Fairman Rogers (November 15, 1833 – August 22, 1900) was an American civil engineer, educator, and philanthropist.

Early life
Fairman Rogers was born in Philadelphia on November 15, 1833. He graduated from the University of Pennsylvania in 1853, and taught civil engineering there from 1855 to 1871. He was one of four professors who founded its Department of Mines, Arts and Manufacturers (1855), and he served as a University Trustee (1871–86). As an undergraduate, he was a founding member of its Zeta Psi fraternity, Sigma chapter (1850).

Career
At age 24, Rogers was elected to the American Philosophical Society, was a member of the Academy of Natural Sciences, and a charter member of the National Academy of Sciences. He was the author of Terrestrial Magnetism and the Magnetism of Iron Ships (1877, revised 1883).

He served in the Union Cavalry during the American Civil War, and on the engineering staffs of General John F. Reynolds and General William F. Smith. As a volunteer officer in the United States Army Corps of Engineers, he completed an 1862 survey mapping the Potomac River. As a member of the Pennsylvania militia, he fought at Antietam and Gettysburg.
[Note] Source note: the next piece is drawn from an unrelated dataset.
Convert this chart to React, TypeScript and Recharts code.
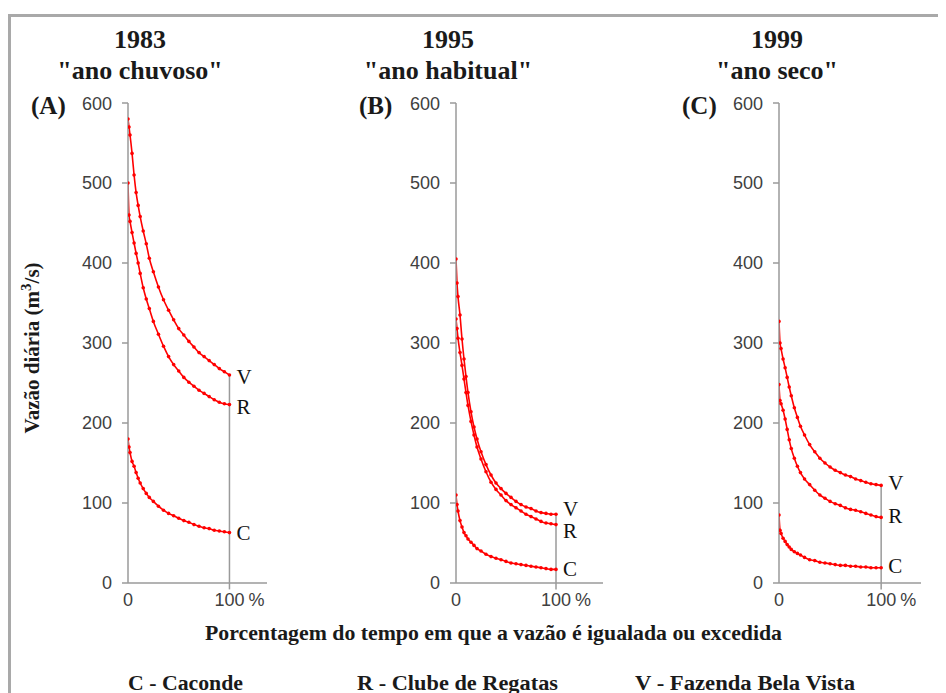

He was one of the founders of the Union League of Philadelphia. He was a member of the First Troop Philadelphia City Cavalry and, following the war, was elected its captain.

Furness and Eakins
As chairman of the Building Committee for the Pennsylvania Academy of the Fine Arts, he ran the 1871 design competition for the museum-and-art-school's new building, which was won by the novice firm of Furness & Hewitt. Rogers's sister, Helen Kate, was married to the Shakespearean scholar Horace Howard Furness, brother of the PAFA-commission-winning architect Frank Furness.

He served as chairman of PAFA's Committee on Instruction (1878–83), and changed the Academy's policy to admitting women under the same conditions and offering them the same opportunities as men.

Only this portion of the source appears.